LGBTQ Persons’ Pregnancy Loss Disclosures to Known Ties on Social Media, Cassidy Pyle

Pregnancy loss is a common yet stigmatized experience. We investigate (non)disclosure of pregnancy loss among LGBTQ people to known ties on identified social media as well as what constitutes ideal socio-technical disclosure environments. LGBTQ persons experiencing loss face intersectional stigma for holding a marginalized sexual and/or gender identity and experiencing pregnancy loss. We interviewed 17 LGBTQ people in the U.S. who used social media and had recently experienced pregnancy loss. We demonstrate how the Disclosure Decision-Making (DDM) framework explains LGBTQ pregnancy loss (non)disclosure decisions, thereby asserting the framework’s ability to explain (non)disclosure decisions for those facing intersectional stigma. We illustrate how one’s LGBTQ identity shapes (non)disclosure decisions of loss. We argue that social media platforms can better facilitate disclosures about silenced topics by enabling selective disclosure, enabling proxy content moderation, providing education about silenced experiences, and prioritizing such disclosures in news feeds.
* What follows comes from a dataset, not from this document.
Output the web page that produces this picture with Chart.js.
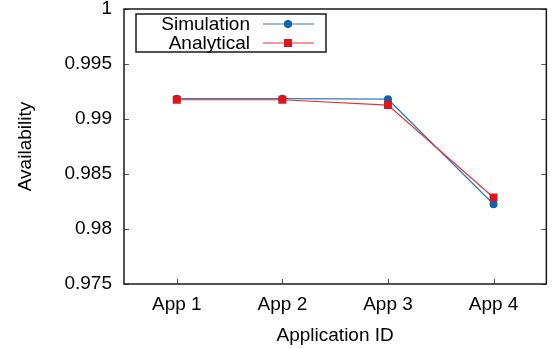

Civil Rights Restoration and Recidivism, Hanna Hoover

When a person is convicted of a felony offense, they lose the right to vote, the candidacy to sit on a jury, the ability to hold public office, and the right to own firearms. In addition, civil rights revocation also denies the eligibility of certain occupational licenses and state-funded scholarships. It is unknown, a priori if civil right status influences labor market outcomes, voting behavior, or educational attainment, any of which may affect incentives for convicted felons to re-offend. As an aggregate measure of these channels, I analyze the casual link between civil rights restoration and rates of recidivism. To establish this relationship, this paper uses variation in the Rules of Executive Clemency, which affect an ex-felons’ ability to restore their civil rights. I find that restoring an individual’s civil rights reduces their probability to recidivate by 18 percentage points, which translates to a reduction in the overall recidivism rates by 1 percentage point.
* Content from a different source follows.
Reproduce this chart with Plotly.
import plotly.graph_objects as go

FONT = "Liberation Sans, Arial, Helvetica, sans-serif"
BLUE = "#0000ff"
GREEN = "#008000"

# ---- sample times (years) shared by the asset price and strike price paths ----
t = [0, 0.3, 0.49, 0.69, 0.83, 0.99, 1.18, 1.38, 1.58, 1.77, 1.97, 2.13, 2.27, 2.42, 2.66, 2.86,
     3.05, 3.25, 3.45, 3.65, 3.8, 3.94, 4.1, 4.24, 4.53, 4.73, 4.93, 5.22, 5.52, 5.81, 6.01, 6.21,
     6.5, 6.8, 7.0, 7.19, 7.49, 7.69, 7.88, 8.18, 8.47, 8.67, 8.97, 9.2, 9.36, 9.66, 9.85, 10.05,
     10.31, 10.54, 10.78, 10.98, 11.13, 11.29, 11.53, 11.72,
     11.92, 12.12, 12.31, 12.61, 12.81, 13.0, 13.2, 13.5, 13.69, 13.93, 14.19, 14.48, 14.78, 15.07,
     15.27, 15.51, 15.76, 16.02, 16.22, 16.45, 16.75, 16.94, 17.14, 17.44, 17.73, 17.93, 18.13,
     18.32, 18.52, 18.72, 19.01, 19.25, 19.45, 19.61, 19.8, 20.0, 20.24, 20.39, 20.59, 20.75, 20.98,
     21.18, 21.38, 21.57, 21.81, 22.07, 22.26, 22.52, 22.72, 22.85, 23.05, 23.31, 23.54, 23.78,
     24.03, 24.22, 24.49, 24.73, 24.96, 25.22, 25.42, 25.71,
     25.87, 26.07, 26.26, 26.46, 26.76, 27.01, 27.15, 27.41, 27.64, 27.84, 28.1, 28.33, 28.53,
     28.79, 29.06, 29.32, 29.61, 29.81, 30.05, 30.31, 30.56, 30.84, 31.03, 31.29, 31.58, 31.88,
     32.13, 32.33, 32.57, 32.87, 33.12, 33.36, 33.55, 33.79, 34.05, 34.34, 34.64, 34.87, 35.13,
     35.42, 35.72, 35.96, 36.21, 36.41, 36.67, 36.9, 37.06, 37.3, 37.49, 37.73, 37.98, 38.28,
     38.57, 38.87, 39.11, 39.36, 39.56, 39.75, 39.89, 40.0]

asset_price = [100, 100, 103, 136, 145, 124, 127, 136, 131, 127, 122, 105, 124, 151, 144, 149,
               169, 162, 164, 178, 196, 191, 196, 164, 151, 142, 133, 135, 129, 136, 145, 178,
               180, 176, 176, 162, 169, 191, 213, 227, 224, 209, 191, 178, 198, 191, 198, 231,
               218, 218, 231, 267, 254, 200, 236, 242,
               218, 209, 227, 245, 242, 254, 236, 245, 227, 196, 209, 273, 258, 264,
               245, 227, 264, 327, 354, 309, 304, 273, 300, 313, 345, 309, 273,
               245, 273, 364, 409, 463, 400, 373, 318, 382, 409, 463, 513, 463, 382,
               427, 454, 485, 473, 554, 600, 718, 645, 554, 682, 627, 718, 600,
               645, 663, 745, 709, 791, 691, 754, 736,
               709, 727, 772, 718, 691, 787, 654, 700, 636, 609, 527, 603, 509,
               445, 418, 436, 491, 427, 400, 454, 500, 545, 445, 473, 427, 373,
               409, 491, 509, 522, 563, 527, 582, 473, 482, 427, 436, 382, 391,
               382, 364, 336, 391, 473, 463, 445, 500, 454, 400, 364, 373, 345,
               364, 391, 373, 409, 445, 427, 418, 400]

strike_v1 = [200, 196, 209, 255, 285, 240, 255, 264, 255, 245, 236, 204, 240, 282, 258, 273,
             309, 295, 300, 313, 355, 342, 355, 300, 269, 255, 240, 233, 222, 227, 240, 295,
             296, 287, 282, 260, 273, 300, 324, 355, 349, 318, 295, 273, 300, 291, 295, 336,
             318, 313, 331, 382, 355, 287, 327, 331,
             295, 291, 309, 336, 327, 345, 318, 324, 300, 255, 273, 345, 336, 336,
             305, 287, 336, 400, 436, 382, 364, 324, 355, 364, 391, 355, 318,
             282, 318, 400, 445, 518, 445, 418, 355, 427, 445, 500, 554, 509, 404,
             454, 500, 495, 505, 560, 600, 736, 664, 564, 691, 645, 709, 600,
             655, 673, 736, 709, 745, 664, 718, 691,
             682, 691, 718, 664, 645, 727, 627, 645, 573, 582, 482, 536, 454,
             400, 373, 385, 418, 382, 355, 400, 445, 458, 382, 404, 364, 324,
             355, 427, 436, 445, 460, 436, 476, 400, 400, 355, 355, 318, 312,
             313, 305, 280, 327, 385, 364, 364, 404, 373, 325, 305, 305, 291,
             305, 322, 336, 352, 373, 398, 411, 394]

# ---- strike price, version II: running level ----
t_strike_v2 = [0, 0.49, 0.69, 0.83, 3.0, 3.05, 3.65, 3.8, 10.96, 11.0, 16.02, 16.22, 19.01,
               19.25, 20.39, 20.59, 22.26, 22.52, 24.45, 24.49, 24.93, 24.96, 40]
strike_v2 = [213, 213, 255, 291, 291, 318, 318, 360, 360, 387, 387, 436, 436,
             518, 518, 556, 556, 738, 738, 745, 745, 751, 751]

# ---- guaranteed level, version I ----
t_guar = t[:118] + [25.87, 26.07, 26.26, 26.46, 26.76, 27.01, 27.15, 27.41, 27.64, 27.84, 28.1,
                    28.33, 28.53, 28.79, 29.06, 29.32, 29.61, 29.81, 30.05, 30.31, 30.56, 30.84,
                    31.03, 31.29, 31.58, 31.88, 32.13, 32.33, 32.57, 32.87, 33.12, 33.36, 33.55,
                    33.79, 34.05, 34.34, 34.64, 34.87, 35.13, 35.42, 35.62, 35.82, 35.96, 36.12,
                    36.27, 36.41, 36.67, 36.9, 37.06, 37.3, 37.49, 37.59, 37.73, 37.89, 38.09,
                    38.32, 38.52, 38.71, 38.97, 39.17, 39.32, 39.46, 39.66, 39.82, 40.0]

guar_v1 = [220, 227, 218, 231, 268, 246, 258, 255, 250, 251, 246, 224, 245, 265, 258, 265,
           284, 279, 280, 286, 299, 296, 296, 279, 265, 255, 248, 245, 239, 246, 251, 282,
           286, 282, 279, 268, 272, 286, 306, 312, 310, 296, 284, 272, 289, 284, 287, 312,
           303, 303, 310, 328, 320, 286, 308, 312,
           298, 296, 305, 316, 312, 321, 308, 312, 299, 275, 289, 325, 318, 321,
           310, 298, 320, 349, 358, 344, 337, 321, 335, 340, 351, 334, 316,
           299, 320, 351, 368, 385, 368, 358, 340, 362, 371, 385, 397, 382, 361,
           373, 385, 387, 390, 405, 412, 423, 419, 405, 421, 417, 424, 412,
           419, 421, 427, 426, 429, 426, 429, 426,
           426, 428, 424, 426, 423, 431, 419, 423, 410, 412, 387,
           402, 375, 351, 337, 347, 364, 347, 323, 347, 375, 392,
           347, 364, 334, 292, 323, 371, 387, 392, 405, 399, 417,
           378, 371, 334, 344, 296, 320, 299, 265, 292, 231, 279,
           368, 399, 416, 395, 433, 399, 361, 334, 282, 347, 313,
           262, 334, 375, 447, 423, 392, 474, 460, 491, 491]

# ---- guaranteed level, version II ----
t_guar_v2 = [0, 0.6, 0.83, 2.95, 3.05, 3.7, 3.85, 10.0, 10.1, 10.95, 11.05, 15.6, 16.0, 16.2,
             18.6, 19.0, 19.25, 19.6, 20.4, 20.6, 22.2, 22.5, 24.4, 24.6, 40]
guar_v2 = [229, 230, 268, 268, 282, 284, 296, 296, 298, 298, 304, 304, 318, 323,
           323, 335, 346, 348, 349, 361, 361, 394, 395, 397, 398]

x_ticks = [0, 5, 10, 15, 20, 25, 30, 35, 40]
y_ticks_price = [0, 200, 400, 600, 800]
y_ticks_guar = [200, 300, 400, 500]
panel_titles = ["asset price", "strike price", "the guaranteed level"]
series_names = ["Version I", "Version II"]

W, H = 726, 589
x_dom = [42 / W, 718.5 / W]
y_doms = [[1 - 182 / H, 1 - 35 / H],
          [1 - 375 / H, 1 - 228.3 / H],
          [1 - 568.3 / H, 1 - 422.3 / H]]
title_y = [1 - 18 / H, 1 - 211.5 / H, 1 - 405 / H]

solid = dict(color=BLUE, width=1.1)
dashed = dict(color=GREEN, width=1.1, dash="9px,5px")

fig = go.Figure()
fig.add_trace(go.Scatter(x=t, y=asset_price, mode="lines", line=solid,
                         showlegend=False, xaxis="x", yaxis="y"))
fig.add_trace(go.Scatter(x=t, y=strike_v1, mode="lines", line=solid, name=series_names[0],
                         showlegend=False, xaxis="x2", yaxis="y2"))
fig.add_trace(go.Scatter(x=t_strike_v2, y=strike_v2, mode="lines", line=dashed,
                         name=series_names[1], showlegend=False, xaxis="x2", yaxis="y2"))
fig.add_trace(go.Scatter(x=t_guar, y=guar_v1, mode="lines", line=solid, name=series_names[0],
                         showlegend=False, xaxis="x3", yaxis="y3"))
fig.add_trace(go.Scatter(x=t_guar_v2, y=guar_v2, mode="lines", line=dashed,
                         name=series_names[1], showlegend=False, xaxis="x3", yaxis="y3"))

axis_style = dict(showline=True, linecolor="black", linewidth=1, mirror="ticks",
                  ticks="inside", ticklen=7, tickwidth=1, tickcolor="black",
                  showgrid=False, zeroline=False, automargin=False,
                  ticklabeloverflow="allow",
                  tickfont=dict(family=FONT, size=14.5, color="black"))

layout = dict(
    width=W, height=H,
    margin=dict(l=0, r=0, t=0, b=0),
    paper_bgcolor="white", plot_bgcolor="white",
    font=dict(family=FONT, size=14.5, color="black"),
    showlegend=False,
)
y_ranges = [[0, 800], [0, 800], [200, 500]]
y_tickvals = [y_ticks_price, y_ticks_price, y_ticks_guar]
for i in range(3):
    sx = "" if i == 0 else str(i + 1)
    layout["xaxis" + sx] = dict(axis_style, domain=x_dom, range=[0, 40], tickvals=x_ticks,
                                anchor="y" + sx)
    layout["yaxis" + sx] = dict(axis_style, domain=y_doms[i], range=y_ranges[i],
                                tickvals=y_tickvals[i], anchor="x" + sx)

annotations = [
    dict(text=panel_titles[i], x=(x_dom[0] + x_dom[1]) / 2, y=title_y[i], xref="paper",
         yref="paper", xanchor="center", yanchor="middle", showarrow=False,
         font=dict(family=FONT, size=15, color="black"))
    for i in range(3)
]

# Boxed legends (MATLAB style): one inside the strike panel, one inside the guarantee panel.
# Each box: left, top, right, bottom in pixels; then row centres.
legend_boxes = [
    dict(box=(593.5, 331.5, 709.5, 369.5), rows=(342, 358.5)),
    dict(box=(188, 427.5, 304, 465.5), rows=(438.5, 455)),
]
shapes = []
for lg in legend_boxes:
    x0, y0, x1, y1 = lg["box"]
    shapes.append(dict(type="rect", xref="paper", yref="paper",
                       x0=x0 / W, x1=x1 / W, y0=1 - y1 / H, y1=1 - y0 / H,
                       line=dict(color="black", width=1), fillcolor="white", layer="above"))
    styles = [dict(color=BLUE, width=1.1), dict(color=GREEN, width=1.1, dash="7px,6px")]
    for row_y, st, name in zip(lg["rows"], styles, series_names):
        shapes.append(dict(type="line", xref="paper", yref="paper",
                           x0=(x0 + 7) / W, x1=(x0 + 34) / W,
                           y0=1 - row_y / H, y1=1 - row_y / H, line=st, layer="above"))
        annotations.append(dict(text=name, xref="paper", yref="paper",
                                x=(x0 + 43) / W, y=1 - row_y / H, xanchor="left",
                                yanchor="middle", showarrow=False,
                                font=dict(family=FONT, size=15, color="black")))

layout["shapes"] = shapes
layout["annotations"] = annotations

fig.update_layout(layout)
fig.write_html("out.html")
Empowering Asian American Communities during COVID-19, Malana Chan

Nationally, Chinese and Asian American businesses reported large decreases in business (18%) as customers feared catching COVID-19 in these establishments and their ethnic enclaves. Forty-four of hate incidents took place at private businesses. As Michigan opens up, the increase in public interaction may lead to more hate incidents targeting Asian Americans, so it’s crucial that business owners feel safe. Through my work as an Engelhardt Social Justice Fellow, I was able to leverage the knowledge and skills from SI coursework and develop resources translated into different Asian languages.

Participatory Design of Assistive Communication Technology with Autistic Adults, Luke Kudryashov

Insights from a participatory design project focusing on augmentative and alternative communication (AAC) for autistic adults. This presentation will include an overview of the methods, findings, and reflections on the benefits of a participatory design approach to assistive technology research and design.

We will also have a special performance by the Guild Poetry, a collage of renowned, Michigan-based artists that have collectively performed throughout the country. Approaching spoken word with an unapologetic style of storytelling, these artists are best known for their honest and original spoken word poetry, which centers around the principles of social consciousness, scholarship, diversity, love, community action, and education.